Scott misses the point of Diamond’s The World Until Yesterday

Does James Scott have something personal against Jared Diamond? That is unfortunately the question one is left with after reading Scott’s review of Diamond’s The World Until Yesterday. Scott acknowledges that the question of whether there is something to be learnt from traditional societies is reasonable, however he resents Diamond’s answers.

First, he thinks the lessons to be learnt are unexciting:

But what a disappointment it is, after nearly five hundred pages of anecdotes, assertions, snippets of scientific studies, observations, detours into the evolution of religion, reports of near-death experiences – Diamond can be a gripping storyteller – to hear the lessons he has distilled for us. We should learn more languages; we should practise more intimate and permissive child-rearing; we should spend more time socialising and talking face to face; we should utilise the wisdom and knowledge of our elders; we should learn to assess the dangers in our environment more realistically.

But what what kind of magic bullets was Scott expecting?

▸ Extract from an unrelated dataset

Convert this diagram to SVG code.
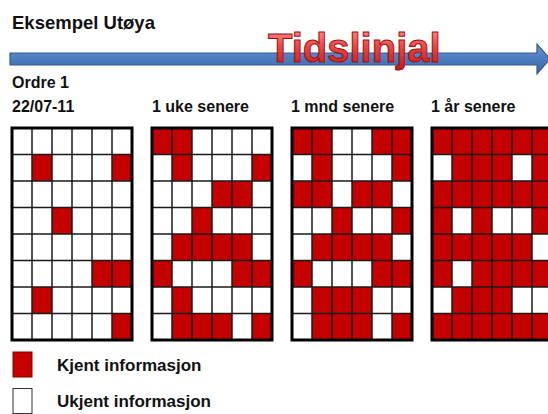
<svg xmlns="http://www.w3.org/2000/svg" xmlns:xlink="http://www.w3.org/1999/xlink" width="548" height="414" viewBox="0 0 548 414">
<style>
.t{font-family:"Liberation Sans",Arial,sans-serif;font-weight:bold;fill:#111}
.r{fill:#c40000}
.w{fill:#fff}
.gl{stroke:#1a1a1a;stroke-width:1.5;fill:none}
.gb{stroke:#000;stroke-width:3;fill:none}
</style>
<defs>
<linearGradient id="bar" x1="0" y1="0" x2="0" y2="1">
<stop offset="0" stop-color="#6f9bd6"/>
<stop offset="0.5" stop-color="#4a7cc0"/>
<stop offset="1" stop-color="#3b68a8"/>
</linearGradient>
<linearGradient id="tl" x1="0" y1="0" x2="0" y2="1">
<stop offset="0" stop-color="#ff9a9a"/>
<stop offset="0.45" stop-color="#e84a4a"/>
<stop offset="1" stop-color="#c01818"/>
</linearGradient>
<g id="lines">
<path class="gl" d="M20 0V212M40 0V212M60 0V212M80 0V212M100 0V212M0 26.5H120M0 53H120M0 79.5H120M0 106H120M0 132.5H120M0 159H120M0 185.5H120"/>
<rect class="gb" x="0" y="0" width="120" height="212"/>
</g>
</defs>
<rect width="548" height="414" fill="#fff"/>
<text class="t" x="12" y="29" font-size="18.5">Eksempel Utøya</text>
<g id="timeline">
<path d="M10 53H537V44L550 59L537 74V65H10Z" fill="url(#bar)" stroke="#34598c" stroke-width="1.2"/>
<text x="268" y="62" font-family="'Liberation Sans',Arial,sans-serif" font-weight="bold" font-size="40" fill="url(#tl)" stroke="#a01010" stroke-width="1">Tidslinjal</text>
</g>
<text class="t" x="12" y="88" font-size="16">Ordre 1</text>
<text class="t" x="12" y="112" font-size="16">22/07-11</text>
<text class="t" x="152" y="112" font-size="16">1 uke senere</text>
<text class="t" x="291" y="112" font-size="16">1 mnd senere</text>
<text class="t" x="431" y="112" font-size="16">1 år senere</text>
<g id="grid1" transform="translate(12 128)">
<rect class="w" width="120" height="212"/>
<rect class="r" x="20" y="26.5" width="20" height="26.5"/>
<rect class="r" x="100" y="26.5" width="20" height="26.5"/>
<rect class="r" x="40" y="79.5" width="20" height="26.5"/>
<rect class="r" x="80" y="132.5" width="40" height="26.5"/>
<rect class="r" x="20" y="159" width="20" height="26.5"/>
<rect class="r" x="100" y="185.5" width="20" height="26.5"/>
<use xlink:href="#lines"/>
</g>
<g id="grid2" transform="translate(152 128)">
<rect class="w" width="120" height="212"/>
<rect class="r" x="0" y="0" width="40" height="26.5"/>
<rect class="r" x="20" y="26.5" width="20" height="26.5"/>
<rect class="r" x="100" y="26.5" width="20" height="26.5"/>
<rect class="r" x="60" y="53" width="40" height="26.5"/>
<rect class="r" x="40" y="79.5" width="20" height="26.5"/>
<rect class="r" x="20" y="106" width="80" height="26.5"/>
<rect class="r" x="0" y="132.5" width="20" height="26.5"/>
<rect class="r" x="80" y="132.5" width="40" height="26.5"/>
<rect class="r" x="20" y="159" width="20" height="26.5"/>
<rect class="r" x="20" y="185.5" width="60" height="26.5"/>
<rect class="r" x="100" y="185.5" width="20" height="26.5"/>
<use xlink:href="#lines"/>
</g>
<g id="grid3" transform="translate(292 128)">
<rect class="w" width="120" height="212"/>
<rect class="r" x="0" y="0" width="40" height="26.5"/>
<rect class="r" x="80" y="0" width="40" height="26.5"/>
<rect class="r" x="20" y="26.5" width="20" height="26.5"/>
<rect class="r" x="100" y="26.5" width="20" height="26.5"/>
<rect class="r" x="0" y="53" width="40" height="26.5"/>
<rect class="r" x="60" y="53" width="40" height="26.5"/>
<rect class="r" x="40" y="79.5" width="20" height="26.5"/>
<rect class="r" x="100" y="79.5" width="20" height="26.5"/>
<rect class="r" x="20" y="106" width="80" height="26.5"/>
<rect class="r" x="0" y="132.5" width="20" height="26.5"/>
<rect class="r" x="80" y="132.5" width="40" height="26.5"/>
<rect class="r" x="20" y="159" width="60" height="26.5"/>
<rect class="r" x="20" y="185.5" width="60" height="26.5"/>
<rect class="r" x="100" y="185.5" width="20" height="26.5"/>
<use xlink:href="#lines"/>
</g>
<g id="grid4" transform="translate(432 128)">
<rect class="r" width="120" height="212"/>
<rect class="w" x="0" y="26.5" width="20" height="26.5"/>
<rect class="w" x="80" y="26.5" width="20" height="26.5"/>
<rect class="w" x="20" y="79.5" width="20" height="26.5"/>
<rect class="w" x="60" y="79.5" width="40" height="26.5"/>
<rect class="w" x="100" y="106" width="20" height="26.5"/>
<rect class="w" x="20" y="132.5" width="20" height="26.5"/>
<rect class="w" x="0" y="159" width="20" height="26.5"/>
<rect class="w" x="80" y="159" width="40" height="26.5"/>
<use xlink:href="#lines"/>
</g>
<g id="legend-known">
<rect x="13" y="352" width="19" height="25" fill="#c40000" stroke="#8a0000" stroke-width="1"/>
<text class="t" x="57" y="371" font-size="17">Kjent informasjon</text>
</g>
<g id="legend-unknown">
<rect x="13" y="388.5" width="19" height="25" fill="#fff" stroke="#333" stroke-width="1"/>
<text class="t" x="57" y="407" font-size="17">Ukjent informasjon</text>
</g>
</svg>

Second, he mischaracterizes Diamond as maintaining

the indefensible premise that contemporary hunter-gatherer societies are survivals, museum exhibits of the way life was lived for the entirety of human history ‘until yesterday’ – preserved in amber for our examination.

Of course Diamond believes no such thing, but in the absence of much hard evidence, contemporary traditional societies is what we have. Maybe Diamond exaggerates what can be learnt, but Scott does not make this nuanced criticism. And even if he had, that would partly have been missing Diamond’s purpose, which specifically is to see the world of traditional peoples as being full of small experiments that we might learn from, not to show exactly how people lived hundreds or thousands of years ago.

Scott tops it by ending the review with asking Diamond to “shut up”. All this is unfortunate, since what is valuable in his review disappears. I too thinks it strange that Diamond does not discuss large-scale wars or other dangers of modern states. There are problematic aspects of the development of states. Scott claims that slave-holding was also an essential part of early states.

To conclude, Diamond’s point, which Scott apparently does not see, is to see what we can learn from traditional societies. His sample size is limited, but he does a great job with what he has.